> [Provided data]
========

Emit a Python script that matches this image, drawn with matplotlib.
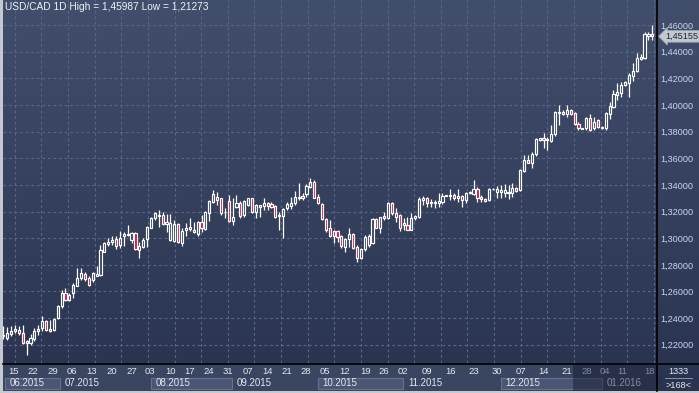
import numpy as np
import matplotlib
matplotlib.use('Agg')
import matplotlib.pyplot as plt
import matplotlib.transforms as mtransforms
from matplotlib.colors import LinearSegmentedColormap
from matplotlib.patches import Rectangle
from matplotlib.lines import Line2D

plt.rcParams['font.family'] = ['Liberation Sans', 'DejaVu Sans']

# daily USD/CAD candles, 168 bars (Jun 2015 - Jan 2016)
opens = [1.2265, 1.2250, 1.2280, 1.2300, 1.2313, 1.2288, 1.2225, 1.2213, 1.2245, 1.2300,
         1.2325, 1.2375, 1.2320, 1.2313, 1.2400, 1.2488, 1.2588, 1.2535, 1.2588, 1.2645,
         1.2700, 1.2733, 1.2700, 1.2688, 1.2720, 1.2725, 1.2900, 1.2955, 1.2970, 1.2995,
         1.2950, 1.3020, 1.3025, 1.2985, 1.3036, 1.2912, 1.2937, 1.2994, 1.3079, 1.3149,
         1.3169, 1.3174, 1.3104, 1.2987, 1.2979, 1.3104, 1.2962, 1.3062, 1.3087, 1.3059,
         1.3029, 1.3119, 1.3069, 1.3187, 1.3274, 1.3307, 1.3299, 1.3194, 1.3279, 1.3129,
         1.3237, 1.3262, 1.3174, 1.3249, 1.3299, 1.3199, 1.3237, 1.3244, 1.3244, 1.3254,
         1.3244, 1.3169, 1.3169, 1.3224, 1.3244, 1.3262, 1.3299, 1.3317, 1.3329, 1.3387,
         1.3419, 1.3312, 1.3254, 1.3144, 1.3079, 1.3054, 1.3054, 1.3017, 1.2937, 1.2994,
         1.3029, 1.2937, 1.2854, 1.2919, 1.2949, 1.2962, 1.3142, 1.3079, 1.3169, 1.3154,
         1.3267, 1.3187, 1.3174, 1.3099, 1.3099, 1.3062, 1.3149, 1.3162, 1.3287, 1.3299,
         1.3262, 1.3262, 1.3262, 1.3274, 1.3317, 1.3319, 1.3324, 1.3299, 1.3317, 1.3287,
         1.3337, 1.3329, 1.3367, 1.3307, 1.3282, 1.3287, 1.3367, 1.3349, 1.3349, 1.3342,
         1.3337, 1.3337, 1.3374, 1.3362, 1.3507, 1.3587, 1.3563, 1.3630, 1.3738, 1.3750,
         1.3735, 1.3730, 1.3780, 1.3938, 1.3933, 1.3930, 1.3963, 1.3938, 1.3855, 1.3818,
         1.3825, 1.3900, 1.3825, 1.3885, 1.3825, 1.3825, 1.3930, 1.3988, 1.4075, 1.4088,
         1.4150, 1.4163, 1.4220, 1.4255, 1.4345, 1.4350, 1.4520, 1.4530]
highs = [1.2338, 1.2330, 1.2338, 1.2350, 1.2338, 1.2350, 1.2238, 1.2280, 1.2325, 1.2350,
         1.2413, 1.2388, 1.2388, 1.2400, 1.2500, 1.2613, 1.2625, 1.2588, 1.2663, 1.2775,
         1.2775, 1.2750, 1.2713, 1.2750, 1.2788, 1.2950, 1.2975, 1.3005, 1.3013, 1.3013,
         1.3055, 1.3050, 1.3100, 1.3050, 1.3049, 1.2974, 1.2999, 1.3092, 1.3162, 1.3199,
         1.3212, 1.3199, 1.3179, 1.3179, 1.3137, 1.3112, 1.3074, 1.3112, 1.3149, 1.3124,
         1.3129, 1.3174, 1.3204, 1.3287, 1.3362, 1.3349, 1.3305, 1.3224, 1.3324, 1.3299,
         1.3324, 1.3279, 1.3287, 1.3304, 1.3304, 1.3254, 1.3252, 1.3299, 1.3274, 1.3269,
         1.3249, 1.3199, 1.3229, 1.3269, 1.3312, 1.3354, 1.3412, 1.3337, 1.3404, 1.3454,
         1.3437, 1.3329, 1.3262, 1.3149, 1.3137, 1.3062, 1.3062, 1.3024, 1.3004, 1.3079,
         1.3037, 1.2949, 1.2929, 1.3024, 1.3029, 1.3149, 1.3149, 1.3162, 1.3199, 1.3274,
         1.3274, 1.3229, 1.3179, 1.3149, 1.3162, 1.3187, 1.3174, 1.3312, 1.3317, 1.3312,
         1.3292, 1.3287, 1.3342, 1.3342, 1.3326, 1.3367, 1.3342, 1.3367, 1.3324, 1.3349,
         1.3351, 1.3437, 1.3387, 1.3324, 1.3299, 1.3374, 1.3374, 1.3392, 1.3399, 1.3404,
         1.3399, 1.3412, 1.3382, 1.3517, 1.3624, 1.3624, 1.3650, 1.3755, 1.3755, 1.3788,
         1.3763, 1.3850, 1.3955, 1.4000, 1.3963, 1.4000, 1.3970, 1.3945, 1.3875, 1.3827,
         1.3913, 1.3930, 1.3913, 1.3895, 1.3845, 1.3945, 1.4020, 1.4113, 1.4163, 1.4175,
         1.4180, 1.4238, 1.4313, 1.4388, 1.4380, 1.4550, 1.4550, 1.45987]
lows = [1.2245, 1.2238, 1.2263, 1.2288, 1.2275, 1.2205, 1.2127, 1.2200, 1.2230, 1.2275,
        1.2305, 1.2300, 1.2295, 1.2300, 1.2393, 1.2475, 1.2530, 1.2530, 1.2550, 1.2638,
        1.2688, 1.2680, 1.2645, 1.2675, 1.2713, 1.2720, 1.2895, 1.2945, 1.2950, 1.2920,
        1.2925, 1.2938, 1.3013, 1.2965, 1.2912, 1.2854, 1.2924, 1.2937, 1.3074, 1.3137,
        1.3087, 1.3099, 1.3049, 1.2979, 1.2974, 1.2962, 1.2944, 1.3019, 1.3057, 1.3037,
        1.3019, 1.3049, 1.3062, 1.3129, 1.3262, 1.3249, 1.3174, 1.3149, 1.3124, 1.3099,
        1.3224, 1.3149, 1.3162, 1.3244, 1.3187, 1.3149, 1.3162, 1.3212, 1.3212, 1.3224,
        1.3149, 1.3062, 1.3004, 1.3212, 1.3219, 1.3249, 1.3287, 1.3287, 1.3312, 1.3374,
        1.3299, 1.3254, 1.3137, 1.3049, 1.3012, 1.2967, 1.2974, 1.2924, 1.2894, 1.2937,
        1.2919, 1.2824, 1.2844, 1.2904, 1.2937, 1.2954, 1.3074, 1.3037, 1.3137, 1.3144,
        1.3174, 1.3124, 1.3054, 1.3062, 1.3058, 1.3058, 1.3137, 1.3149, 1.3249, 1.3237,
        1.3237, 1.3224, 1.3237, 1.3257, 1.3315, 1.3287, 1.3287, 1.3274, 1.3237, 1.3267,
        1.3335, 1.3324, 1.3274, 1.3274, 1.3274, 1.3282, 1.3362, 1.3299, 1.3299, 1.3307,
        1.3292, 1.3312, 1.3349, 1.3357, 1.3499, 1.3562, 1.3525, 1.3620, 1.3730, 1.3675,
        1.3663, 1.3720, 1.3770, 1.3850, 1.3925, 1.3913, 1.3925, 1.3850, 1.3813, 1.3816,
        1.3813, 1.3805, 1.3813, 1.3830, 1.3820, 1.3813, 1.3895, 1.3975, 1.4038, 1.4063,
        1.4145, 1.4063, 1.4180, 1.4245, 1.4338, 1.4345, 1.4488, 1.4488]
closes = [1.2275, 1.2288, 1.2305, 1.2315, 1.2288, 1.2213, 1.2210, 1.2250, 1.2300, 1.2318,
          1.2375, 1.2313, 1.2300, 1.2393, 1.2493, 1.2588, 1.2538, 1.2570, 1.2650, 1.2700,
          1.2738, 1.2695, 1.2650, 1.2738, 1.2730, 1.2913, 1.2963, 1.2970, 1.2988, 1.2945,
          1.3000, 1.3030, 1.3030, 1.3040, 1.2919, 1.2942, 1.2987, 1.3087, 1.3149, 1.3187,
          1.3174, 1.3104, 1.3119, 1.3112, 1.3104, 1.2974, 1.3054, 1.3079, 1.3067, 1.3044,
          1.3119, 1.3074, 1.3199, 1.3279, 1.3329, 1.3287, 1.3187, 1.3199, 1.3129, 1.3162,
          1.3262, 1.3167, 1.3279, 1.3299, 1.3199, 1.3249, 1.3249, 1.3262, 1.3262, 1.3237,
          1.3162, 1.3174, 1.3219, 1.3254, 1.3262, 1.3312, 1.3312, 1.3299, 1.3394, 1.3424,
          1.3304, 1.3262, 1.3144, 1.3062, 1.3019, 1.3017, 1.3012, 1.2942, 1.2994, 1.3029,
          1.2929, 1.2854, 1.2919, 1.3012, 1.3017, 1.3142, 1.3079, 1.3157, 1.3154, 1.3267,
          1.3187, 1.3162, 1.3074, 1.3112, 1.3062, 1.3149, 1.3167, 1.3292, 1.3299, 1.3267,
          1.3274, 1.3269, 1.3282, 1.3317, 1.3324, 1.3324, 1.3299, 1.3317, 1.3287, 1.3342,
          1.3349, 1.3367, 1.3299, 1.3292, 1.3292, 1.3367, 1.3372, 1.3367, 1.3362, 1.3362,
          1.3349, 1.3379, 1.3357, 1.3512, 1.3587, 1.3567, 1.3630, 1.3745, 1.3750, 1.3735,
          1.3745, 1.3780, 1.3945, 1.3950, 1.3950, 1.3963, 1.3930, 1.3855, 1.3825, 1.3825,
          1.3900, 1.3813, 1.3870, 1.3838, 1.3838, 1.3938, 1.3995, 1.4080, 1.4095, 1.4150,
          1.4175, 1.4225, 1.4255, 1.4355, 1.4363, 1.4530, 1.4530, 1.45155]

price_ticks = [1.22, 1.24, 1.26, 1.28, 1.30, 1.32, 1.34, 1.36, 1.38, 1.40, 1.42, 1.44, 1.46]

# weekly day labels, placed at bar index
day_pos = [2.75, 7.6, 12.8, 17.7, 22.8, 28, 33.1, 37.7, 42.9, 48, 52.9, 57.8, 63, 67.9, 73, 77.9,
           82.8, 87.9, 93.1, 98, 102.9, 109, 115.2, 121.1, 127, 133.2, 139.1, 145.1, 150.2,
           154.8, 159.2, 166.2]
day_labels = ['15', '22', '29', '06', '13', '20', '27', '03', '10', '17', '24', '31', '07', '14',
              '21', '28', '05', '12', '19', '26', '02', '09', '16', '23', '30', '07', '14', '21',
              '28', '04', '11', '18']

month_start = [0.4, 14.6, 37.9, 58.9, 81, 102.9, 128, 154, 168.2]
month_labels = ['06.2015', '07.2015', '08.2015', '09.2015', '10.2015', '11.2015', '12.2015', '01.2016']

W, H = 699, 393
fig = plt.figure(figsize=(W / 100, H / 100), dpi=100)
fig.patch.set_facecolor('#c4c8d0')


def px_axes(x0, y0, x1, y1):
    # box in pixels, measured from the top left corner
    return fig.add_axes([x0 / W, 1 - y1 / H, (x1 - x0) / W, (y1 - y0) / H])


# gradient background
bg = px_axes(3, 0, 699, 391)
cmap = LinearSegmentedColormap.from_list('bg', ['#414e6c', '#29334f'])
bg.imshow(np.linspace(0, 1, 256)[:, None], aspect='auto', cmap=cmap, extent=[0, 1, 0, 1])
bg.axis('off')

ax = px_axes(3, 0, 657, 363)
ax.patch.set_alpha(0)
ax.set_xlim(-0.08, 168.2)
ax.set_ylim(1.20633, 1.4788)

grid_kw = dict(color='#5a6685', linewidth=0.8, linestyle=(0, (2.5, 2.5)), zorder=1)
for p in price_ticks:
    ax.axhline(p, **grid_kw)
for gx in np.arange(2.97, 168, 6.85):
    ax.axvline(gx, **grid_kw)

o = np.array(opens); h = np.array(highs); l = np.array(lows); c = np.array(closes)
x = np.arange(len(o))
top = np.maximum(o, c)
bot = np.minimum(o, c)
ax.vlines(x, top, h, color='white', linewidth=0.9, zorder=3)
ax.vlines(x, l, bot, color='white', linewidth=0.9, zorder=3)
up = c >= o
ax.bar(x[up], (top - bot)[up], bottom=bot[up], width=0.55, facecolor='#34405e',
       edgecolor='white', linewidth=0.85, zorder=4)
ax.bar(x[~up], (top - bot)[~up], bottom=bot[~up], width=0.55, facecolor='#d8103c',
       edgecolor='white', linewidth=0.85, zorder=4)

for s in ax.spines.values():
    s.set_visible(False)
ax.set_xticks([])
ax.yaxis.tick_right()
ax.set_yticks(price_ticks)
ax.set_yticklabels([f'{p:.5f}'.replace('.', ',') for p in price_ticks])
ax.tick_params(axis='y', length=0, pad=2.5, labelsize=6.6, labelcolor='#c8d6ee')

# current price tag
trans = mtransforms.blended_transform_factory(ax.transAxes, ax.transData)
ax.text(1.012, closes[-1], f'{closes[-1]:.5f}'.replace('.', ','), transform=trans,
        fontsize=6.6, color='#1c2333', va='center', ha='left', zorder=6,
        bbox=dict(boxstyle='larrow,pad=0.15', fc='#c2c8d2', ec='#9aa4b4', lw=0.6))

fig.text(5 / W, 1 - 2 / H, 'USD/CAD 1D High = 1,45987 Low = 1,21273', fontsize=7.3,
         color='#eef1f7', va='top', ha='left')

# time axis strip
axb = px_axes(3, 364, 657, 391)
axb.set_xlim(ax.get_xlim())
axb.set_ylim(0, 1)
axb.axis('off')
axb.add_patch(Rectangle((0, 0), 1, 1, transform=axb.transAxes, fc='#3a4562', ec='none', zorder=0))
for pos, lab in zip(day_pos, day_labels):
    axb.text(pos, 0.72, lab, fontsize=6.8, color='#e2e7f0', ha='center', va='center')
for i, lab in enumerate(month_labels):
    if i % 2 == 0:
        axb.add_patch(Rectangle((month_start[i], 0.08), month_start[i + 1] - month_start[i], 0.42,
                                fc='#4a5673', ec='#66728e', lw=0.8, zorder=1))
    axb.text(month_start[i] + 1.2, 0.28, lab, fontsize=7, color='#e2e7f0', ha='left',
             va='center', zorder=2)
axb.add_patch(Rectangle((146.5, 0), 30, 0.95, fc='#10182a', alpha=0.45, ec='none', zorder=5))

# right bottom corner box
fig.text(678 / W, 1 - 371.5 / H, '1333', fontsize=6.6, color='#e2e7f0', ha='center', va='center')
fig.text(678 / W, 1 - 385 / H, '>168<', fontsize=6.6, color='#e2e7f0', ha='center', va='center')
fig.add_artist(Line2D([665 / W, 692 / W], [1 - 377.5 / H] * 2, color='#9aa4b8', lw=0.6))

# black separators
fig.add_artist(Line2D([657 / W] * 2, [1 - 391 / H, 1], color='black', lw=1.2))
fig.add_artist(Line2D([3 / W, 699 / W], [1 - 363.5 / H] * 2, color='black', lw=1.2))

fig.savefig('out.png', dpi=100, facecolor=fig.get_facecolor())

========

> [What this task involves] Starting at the top of the listing above, reproduce each line up to and including the one with "from matplotlib.lines import Line2D"; omit the pictures.

> [Solution below]
Emit a Python script that matches this image, drawn with matplotlib.
import numpy as np
import matplotlib
matplotlib.use('Agg')
import matplotlib.pyplot as plt
import matplotlib.transforms as mtransforms
from matplotlib.colors import LinearSegmentedColormap
from matplotlib.patches import Rectangle
from matplotlib.lines import Line2D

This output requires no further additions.